Saving for College: 529 Plans

By Gino Furzi and Dustin Weeden | Vol . 24, No. 36 / September 2016


Did You Know?

  • The “net” price (factoring in the average financial aid award) to attend a public four-year university full time for one year is $14,120, including tuition, fees, and room and board.
  • The average net price to attend a public four-year institution has increased an average of 3 percent more than inflation since 1995.
  • The median amount invested in 529 college saving plans is $14,700.

Earning a postsecondary credential in the post-Great-Recession economy is more critical, but also more expensive, than ever. Ninety-nine percent of the 11.6 million jobs created since the economic recovery began in 2010 have been filled by people with at least some college experience. To ensure that postsecondary access remains affordable, states have taken steps not only to reduce the price students and families pay, but also to encourage families to save for future college expenses. Research indicates that even small amounts of savings are associated with increased college enrollment and completion.

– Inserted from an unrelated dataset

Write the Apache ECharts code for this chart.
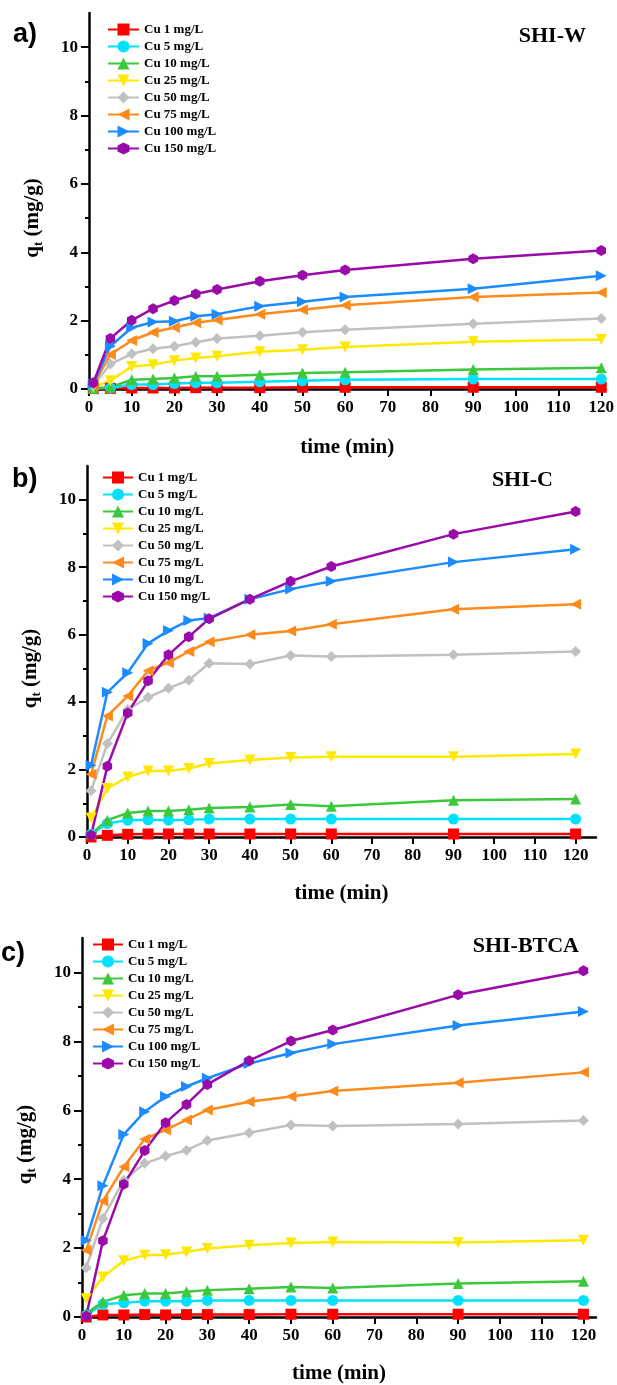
<!DOCTYPE html>
<html>
<head>
<meta charset="utf-8">
<script src="https://cdn.jsdelivr.net/npm/echarts@6/dist/echarts.min.js"></script>
<style>
html,body{margin:0;padding:0;background:#fff;}
#main{width:617px;height:1385px;}
</style>
</head>
<body>
<div id="main"></div>
<script>
// contact time (min)
const time = [1, 5, 10, 15, 20, 25, 30, 40, 50, 60, 90, 120];
const xTicks = [0, 10, 20, 30, 40, 50, 60, 70, 80, 90, 100, 110, 120];
const yTicks = [0, 2, 4, 6, 8, 10];
const yMinor = [1, 3, 5, 7, 9];

const labelsW = ['Cu 1 mg/L', 'Cu 5 mg/L', 'Cu 10 mg/L', 'Cu 25 mg/L', 'Cu 50 mg/L', 'Cu 75 mg/L', 'Cu 100 mg/L', 'Cu 150 mg/L'];
const labelsC = ['Cu 1 mg/L', 'Cu 5 mg/L', 'Cu 10 mg/L', 'Cu 25 mg/L', 'Cu 50 mg/L', 'Cu 75 mg/L', 'Cu 10 mg/L', 'Cu 150 mg/L'];
const labelsBTCA = ['Cu 1 mg/L', 'Cu 5 mg/L', 'Cu 10 mg/L', 'Cu 25 mg/L', 'Cu 50 mg/L', 'Cu 75 mg/L', 'Cu 100 mg/L', 'Cu 150 mg/L'];

// q_t (mg/g), one row per concentration
const qW = [
  [0.01, 0.02, 0.03, 0.03, 0.03, 0.04, 0.04, 0.04, 0.05, 0.05, 0.05, 0.05],
  [0.02, 0.03, 0.13, 0.13, 0.16, 0.18, 0.18, 0.21, 0.24, 0.27, 0.29, 0.29],
  [0.02, 0.05, 0.27, 0.29, 0.32, 0.37, 0.37, 0.42, 0.47, 0.49, 0.57, 0.62],
  [0.05, 0.24, 0.66, 0.71, 0.83, 0.91, 0.96, 1.09, 1.15, 1.23, 1.38, 1.45],
  [0.10, 0.73, 1.03, 1.18, 1.25, 1.37, 1.48, 1.56, 1.66, 1.73, 1.91, 2.06],
  [0.12, 1.01, 1.42, 1.66, 1.80, 1.94, 2.02, 2.19, 2.32, 2.45, 2.69, 2.82],
  [0.15, 1.25, 1.79, 1.96, 1.98, 2.13, 2.19, 2.42, 2.55, 2.69, 2.93, 3.31],
  [0.18, 1.48, 2.01, 2.35, 2.59, 2.78, 2.91, 3.15, 3.33, 3.48, 3.81, 4.05]
];
const qC = [
  [0.00, 0.05, 0.08, 0.09, 0.09, 0.09, 0.09, 0.09, 0.09, 0.09, 0.09, 0.09],
  [0.08, 0.40, 0.50, 0.51, 0.50, 0.51, 0.53, 0.53, 0.53, 0.53, 0.53, 0.53],
  [0.10, 0.50, 0.71, 0.77, 0.77, 0.81, 0.86, 0.89, 0.96, 0.91, 1.09, 1.13],
  [0.56, 1.44, 1.78, 1.96, 1.96, 2.03, 2.18, 2.28, 2.36, 2.38, 2.38, 2.46],
  [1.37, 2.77, 3.78, 4.14, 4.41, 4.65, 5.15, 5.13, 5.38, 5.35, 5.40, 5.50],
  [1.86, 3.59, 4.18, 4.93, 5.17, 5.50, 5.79, 6.00, 6.11, 6.31, 6.75, 6.90],
  [2.13, 4.29, 4.87, 5.74, 6.12, 6.42, 6.49, 7.05, 7.35, 7.58, 8.15, 8.53],
  [0.05, 2.10, 3.68, 4.63, 5.40, 5.94, 6.47, 7.05, 7.58, 8.02, 8.98, 9.65]
];
const qBTCA = [
  [0.00, 0.06, 0.06, 0.07, 0.06, 0.07, 0.07, 0.07, 0.08, 0.08, 0.08, 0.08],
  [0.05, 0.37, 0.41, 0.46, 0.46, 0.46, 0.48, 0.48, 0.48, 0.48, 0.48, 0.48],
  [0.10, 0.44, 0.63, 0.68, 0.68, 0.73, 0.78, 0.82, 0.87, 0.84, 0.97, 1.04],
  [0.53, 1.16, 1.63, 1.79, 1.81, 1.89, 1.99, 2.08, 2.15, 2.18, 2.16, 2.23],
  [1.43, 2.86, 3.97, 4.46, 4.67, 4.84, 5.12, 5.35, 5.57, 5.54, 5.60, 5.70],
  [1.94, 3.37, 4.36, 5.16, 5.43, 5.72, 6.01, 6.25, 6.40, 6.56, 6.80, 7.10],
  [2.23, 3.81, 5.30, 5.96, 6.40, 6.69, 6.93, 7.36, 7.66, 7.92, 8.46, 8.87],
  [0.02, 2.21, 3.85, 4.83, 5.64, 6.17, 6.75, 7.44, 8.01, 8.33, 9.35, 10.05]
];

const colors = ['#FF0000', '#00E1FF', '#3CC83C', '#FFE800', '#C0C0C0', '#FF8A1C', '#1C8BFF', '#9A0AA8'];
const symbols = [
  'rect',
  'circle',
  'triangle',
  'path://M-1,-1 L1,-1 L0,1 Z',
  'diamond',
  'path://M1,-1 L1,1 L-1,0 Z',
  'path://M-1,-1 L-1,1 L1,0 Z',
  'path://M0,-1 L0.87,-0.5 L0.87,0.5 L0,1 L-0.87,0.5 L-0.87,-0.5 Z'
];

const serif = 'Liberation Serif';
const panels = [
  {letter: 'a)', title: 'SHI-W', q: qW, labels: labelsW, xMax: 121,
   grid: {left: 89, top: 13, width: 518, height: 376},
   legend: {left: 107, top: 22, w: 31}, titlePos: {right: 31, top: 25}, letterPos: {left: 13, top: 21}, xGap: 48},
  {letter: 'b)', title: 'SHI-C', q: qC, labels: labelsC, xMax: 125,
   grid: {left: 87, top: 466, width: 509, height: 371},
   legend: {left: 102, top: 470, w: 30}, titlePos: {right: 64, top: 469}, letterPos: {left: 12, top: 466}, xGap: 46},
  {letter: 'c)', title: 'SHI-BTCA', q: qBTCA, labels: labelsBTCA, xMax: 123,
   grid: {left: 82, top: 938, width: 514, height: 379},
   legend: {left: 92, top: 937, w: 30}, titlePos: {right: 38, top: 935}, letterPos: {left: 1, top: 940}, xGap: 46}
];

const grid = [], xAxis = [], yAxis = [], series = [], legend = [], title = [];
panels.forEach((p, k) => {
  grid.push(p.grid);
  xAxis.push({
    type: 'value', gridIndex: k, min: 0, max: p.xMax,
    name: 'time (min)', nameLocation: 'middle', nameGap: p.xGap,
    nameTextStyle: {fontFamily: serif, fontWeight: 'bold', fontSize: 21, color: '#000'},
    axisLine: {show: true, onZero: false, lineStyle: {color: '#000', width: 2.5}},
    axisTick: {show: true, length: 7, lineStyle: {color: '#000', width: 2}, customValues: xTicks},
    axisLabel: {fontFamily: serif, fontWeight: 'bold', fontSize: 17, color: '#000', margin: 10, customValues: xTicks},
    splitLine: {show: false}
  });
  yAxis.push({
    type: 'value', gridIndex: k, min: 0, max: 11,
    name: '{q|q}{t|t}{q| (mg/g)}', nameLocation: 'middle', nameGap: 44, nameRotate: 90,
    nameTextStyle: {
      padding: [0, 34, 0, 0],
      rich: {
        q: {fontFamily: serif, fontWeight: 'bold', fontSize: 21, color: '#000', lineHeight: 24},
        t: {fontFamily: serif, fontWeight: 'bold', fontSize: 13, color: '#000', lineHeight: 13, verticalAlign: 'bottom'}
      }
    },
    axisLine: {show: true, onZero: false, lineStyle: {color: '#000', width: 2.5}},
    axisTick: {show: true, length: 8, lineStyle: {color: '#000', width: 2}, customValues: yTicks},
    axisLabel: {fontFamily: serif, fontWeight: 'bold', fontSize: 17, color: '#000', margin: 11, customValues: yTicks},
    splitLine: {show: false}
  });
  // minor ticks on odd values
  yAxis.push({
    type: 'value', gridIndex: k, min: 0, max: 11, position: 'left',
    axisLine: {show: false},
    axisTick: {show: true, length: 4, lineStyle: {color: '#000', width: 2}, customValues: yMinor},
    axisLabel: {show: false},
    splitLine: {show: false}
  });
  const names = [];
  p.q.forEach((row, i) => {
    const name = k + '_' + i + '#' + p.labels[i];
    names.push(name);
    series.push({
      name: name, type: 'line', xAxisIndex: k, yAxisIndex: 2 * k,
      data: time.map((t, j) => [t, row[j]]),
      symbol: symbols[i], symbolSize: 11, symbolKeepAspect: true,
      lineStyle: {color: colors[i], width: 2.5},
      itemStyle: {color: colors[i]},
      animation: false
    });
  });
  legend.push({
    data: names, orient: 'vertical', left: p.legend.left, top: p.legend.top,
    itemWidth: p.legend.w, itemHeight: 15, itemGap: 2, padding: 0,
    formatter: n => n.split('#')[1],
    textStyle: {fontFamily: serif, fontWeight: 'bold', fontSize: 13, color: '#000', lineHeight: 15},
    selectedMode: false
  });
  title.push({
    text: p.title, right: p.titlePos.right, top: p.titlePos.top, padding: 0,
    textStyle: {fontFamily: serif, fontWeight: 'bold', fontSize: 22, color: '#000'}
  });
  title.push({
    text: p.letter, left: p.letterPos.left, top: p.letterPos.top, padding: 0,
    textStyle: {fontFamily: 'Liberation Sans', fontWeight: 'bold', fontSize: 27, color: '#000'}
  });
});

const chart = echarts.init(document.getElementById('main'));
chart.setOption({
  backgroundColor: '#fff',
  animation: false,
  title: title,
  legend: legend,
  grid: grid,
  xAxis: xAxis,
  yAxis: yAxis,
  series: series
});
</script>
</body>
</html>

To encourage saving for college, 49 states sponsor one or two types of tax-advantage plans—college savings plans and prepaid tuition plans. Together these options are known as “529 plans,” after that section of the federal tax code. Investment earnings are not subject to federal income taxes if distributions from 529 plans are used for qualified education expenses, and many states provide additional tax benefits.

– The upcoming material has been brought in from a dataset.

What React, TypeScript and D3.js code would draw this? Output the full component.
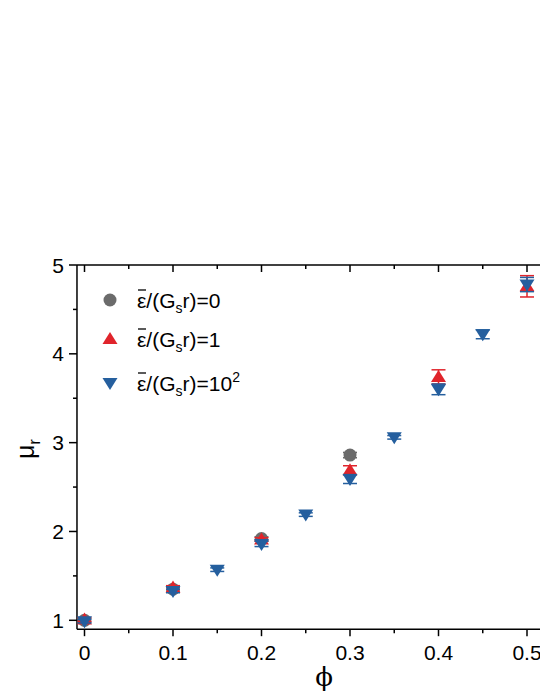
import React, { useEffect, useRef } from "react";
import * as d3 from "d3";

// phi values and mu_r for each strain ratio series
const phiGray = [0, 0.1, 0.2, 0.3];
const muGray = [1.0, 1.35, 1.92, 2.86];
const errGray = [0.02, 0.02, 0.02, 0.03];

const phiRed = [0, 0.1, 0.2, 0.3, 0.4, 0.5];
const muRed = [1.01, 1.37, 1.91, 2.69, 3.74, 4.76];
const errRed = [0.02, 0.02, 0.02, 0.05, 0.08, 0.12];

const phiBlue = [0, 0.1, 0.15, 0.2, 0.25, 0.3, 0.35, 0.4, 0.45, 0.5];
const muBlue = [0.99, 1.33, 1.57, 1.86, 2.19, 2.59, 3.06, 3.6, 4.22, 4.78];
const errBlue = [0.02, 0.02, 0.02, 0.03, 0.02, 0.05, 0.02, 0.06, 0.05, 0.08];

const xTicks = [0, 0.1, 0.2, 0.3, 0.4, 0.5];
const xMinor = [0.05, 0.15, 0.25, 0.35, 0.45];
const yTicks = [1, 2, 3, 4, 5];
const yMinor = [1.5, 2.5, 3.5, 4.5];

const GRAY = "#6b6b6b";
const RED = "#e0242b";
const BLUE = "#255f9e";
const FONT = "'Liberation Sans', Arial, sans-serif";

const Chart = () => {
  const ref = useRef(null);
  const width = 540;
  const height = 699;

  useEffect(() => {
    const svg = d3.select(ref.current);
    svg.selectAll("*").remove();

    const x = d3.scaleLinear().domain([0, 0.5]).range([84.5, 527]);
    const y = d3.scaleLinear().domain([1, 5]).range([620.3, 265]);
    const left = x(-0.0085);
    const right = x(0.52);
    const top = y(5);
    const bottom = y(0.9);

    const g = svg.append("g");

    // frame
    g.append("line").attr("x1", left).attr("x2", left).attr("y1", top).attr("y2", bottom)
      .attr("stroke", "#000").attr("stroke-width", 1.5);
    g.append("line").attr("x1", left).attr("x2", right).attr("y1", bottom).attr("y2", bottom)
      .attr("stroke", "#000").attr("stroke-width", 1.5);
    g.append("line").attr("x1", left).attr("x2", right).attr("y1", top).attr("y2", top)
      .attr("stroke", "#000").attr("stroke-width", 1.5);

    // y ticks (outward)
    yTicks.forEach((v) => {
      g.append("line").attr("x1", left - 8).attr("x2", left).attr("y1", y(v)).attr("y2", y(v))
        .attr("stroke", "#000").attr("stroke-width", 1.5);
      g.append("text").attr("x", left - 13).attr("y", y(v)).attr("dy", "0.36em")
        .attr("text-anchor", "end").attr("font-family", FONT).attr("font-size", 21).text(v);
    });
    yMinor.forEach((v) => {
      g.append("line").attr("x1", left - 4).attr("x2", left).attr("y1", y(v)).attr("y2", y(v))
        .attr("stroke", "#000").attr("stroke-width", 1.5);
    });

    // x ticks: bottom outward, top inward
    xTicks.forEach((v) => {
      g.append("line").attr("x1", x(v)).attr("x2", x(v)).attr("y1", bottom).attr("y2", bottom + 7)
        .attr("stroke", "#000").attr("stroke-width", 1.5);
      g.append("line").attr("x1", x(v)).attr("x2", x(v)).attr("y1", top).attr("y2", top + 7)
        .attr("stroke", "#000").attr("stroke-width", 1.5);
      g.append("text").attr("x", x(v)).attr("y", 660).attr("text-anchor", "middle")
        .attr("font-family", FONT).attr("font-size", 21).text(v === 0 ? "0" : String(v));
    });
    xMinor.forEach((v) => {
      g.append("line").attr("x1", x(v)).attr("x2", x(v)).attr("y1", bottom).attr("y2", bottom + 4)
        .attr("stroke", "#000").attr("stroke-width", 1.5);
      g.append("line").attr("x1", x(v)).attr("x2", x(v)).attr("y1", top).attr("y2", top + 4)
        .attr("stroke", "#000").attr("stroke-width", 1.5);
    });

    // axis titles
    g.append("text").attr("x", 324).attr("y", 686).attr("text-anchor", "middle")
      .attr("font-family", "'DejaVu Serif', 'Liberation Serif', serif").attr("font-size", 26)
      .text("\u03D5");
    const yt = g.append("text").attr("transform", "translate(34,449) rotate(-90)")
      .attr("text-anchor", "middle").attr("font-family", FONT).attr("font-size", 25);
    yt.append("tspan").text("\u03BC");
    yt.append("tspan").attr("font-size", 17).attr("dy", 6).text("r");

    const upTri = "M0,-7L7.5,5L-7.5,5Z";
    const downTri = "M0,7L7.5,-5L-7.5,-5Z";

    const drawSeries = (phis, mus, errs, color, kind) => {
      const sg = g.append("g");
      phis.forEach((p, i) => {
        const cx = x(p);
        const cy = y(mus[i]);
        const y0 = y(mus[i] - errs[i]);
        const y1 = y(mus[i] + errs[i]);
        if (kind === "circle") {
          sg.append("circle").attr("cx", cx).attr("cy", cy).attr("r", 6.5).attr("fill", color);
        } else {
          sg.append("path").attr("d", kind === "up" ? upTri : downTri)
            .attr("transform", `translate(${cx},${cy})`).attr("fill", color);
        }
        sg.append("line").attr("x1", cx).attr("x2", cx).attr("y1", y0).attr("y2", y1)
          .attr("stroke", color).attr("stroke-width", 1.5);
        [y0, y1].forEach((yy) => {
          sg.append("line").attr("x1", cx - 7).attr("x2", cx + 7).attr("y1", yy).attr("y2", yy)
            .attr("stroke", color).attr("stroke-width", 1.5);
        });
      });
    };

    drawSeries(phiGray, muGray, errGray, GRAY, "circle");
    drawSeries(phiRed, muRed, errRed, RED, "up");
    drawSeries(phiBlue, muBlue, errBlue, BLUE, "down");

    // legend
    const legend = [
      { color: GRAY, kind: "circle", ly: 300, tail: "0", sup: null },
      { color: RED, kind: "up", ly: 339, tail: "1", sup: null },
      { color: BLUE, kind: "down", ly: 383, tail: "10", sup: "2" },
    ];
    legend.forEach((d) => {
      if (d.kind === "circle") {
        g.append("circle").attr("cx", 110).attr("cy", d.ly).attr("r", 6.5).attr("fill", d.color);
      } else {
        g.append("path").attr("d", d.kind === "up" ? upTri : downTri)
          .attr("transform", `translate(110,${d.ly})`).attr("fill", d.color);
      }
      const base = d.ly + 8;
      const t = g.append("text").attr("x", 137).attr("y", base)
        .attr("font-family", FONT).attr("font-size", 21);
      t.append("tspan").text("\u03B5/(G");
      t.append("tspan").attr("font-size", 14).attr("dy", 5).text("s");
      t.append("tspan").attr("dy", -5).text("r)=" + d.tail);
      if (d.sup) {
        t.append("tspan").attr("font-size", 14).attr("dy", -9).text(d.sup);
      }
      // macron over epsilon
      g.append("line").attr("x1", 138).attr("x2", 146).attr("y1", base - 18).attr("y2", base - 18)
        .attr("stroke", "#000").attr("stroke-width", 1.3);
    });
  }, []);

  return (
    <svg
      ref={ref}
      width={width}
      height={height}
      style={{ position: "absolute", left: 0, top: 0, background: "#fff" }}
    />
  );
};

export default function App() {
  return <Chart />;
}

Since tuition prices are continually rising, prepaid tuition plans can be a good option to lock in today’s tuition rates for a future student. However, prepaid plans typically must be used at instate institutions, and if tuition rates rise faster than investment returns, such plans may become insolvent. During the recession, a handful of states suspended enrollment or closed plans entirely. College savings plans, on the other hand, operate similarly to 401(k) retirement plans. They tend to offer flexibility as students can use the funds to enroll at out-of-state institutions. Even with tax benefits, 529 plans are underutilized, especially among lower- and middle-income households. As a result, states and the federal governments have enacted several policies to increase use of 529 plans.

State Action

In addition to creating and sponsoring 529 plans, several states have taken action to increase savings through the following measures:

Matching Grant Funds. Thirteen states are addressing concerns that only wealthy families benefit from 529 plans by encouraging middle- and lower-income families to participate through matching grant funds. Most states offer a dollar-for-dollar match, but Arkansas, for example, offers two dollars for every dollar invested, depending on income. Total matching amounts vary, with some states offering up to $500 dollars for up to five years or $500 to $600 per year. Some states have established a maximum lifetime award amount. Nevada limits lifetime awards to $1,500, while West Virginia limits awards to $2,500.

Tax Benefits for Individuals. Thirty-two states and the District of Columbia currently offer tax benefits for 529 plans. Many states limit the deduction to a set amount, such as $5,000 for those filing individual returns and $10,000 for those filing jointly. Other states do not limit the deduction per household. Most states permit out-of-state families to purchase 529 savings plans within their state, but the family will be likely to lose their home state’s income tax benefit. Only Arizona, Kansas, Missouri, Montana and Pennsylvania allow their residents to claim a state income tax deduction for contributions to other states’ 529 plans.

Tax Benefits for Employers. Illinois, Nevada and Utah provide tax breaks to employers that match employee contributions to 529 plans. Illinois and Nevada allow for a 25 percent credit to employers that match employee contributions up to $500 per worker. Utah corporations are eligible for a tax benefit of up to $1,900 in contributions per qualified beneficiary.

Automatic Tax Refund Deposits. Several states are trying to make saving easier and automatic, such as Arkansas and Utah, which provide an option for taxpayers to deposit some or all of their tax refunds into a 529 plan. Taxpayers can typically deposit the refund to more than one account if they have multiple children.

Federal Action

In 2015, the Obama administration proposed taxing the investment returns on withdrawals from 529 accounts. Advocates of 529 plans argued that removing the tax-free benefit would negatively affect middleclass families’ college savings while those supporting the proposal maintained that the tax benefits helped only wealthier families. The proposal was retracted due to heightened political concerns over tuition prices. Congress, however, passed legislation to enhance 529 plan benefits by making computers and related equipment an eligible education expense. The measure also allows for a redeposit of college refunds without negative tax consequences.

Additional legislation is currently under consideration. The Boost Saving for College Act, introduced in April 2016, would create tax credits for low- and middle-income families that contribute to 529 plans and exempt employer matches, up to a certain amount, from income taxes. The bill would also allow unused funds to be rolled into Roth IRA accounts.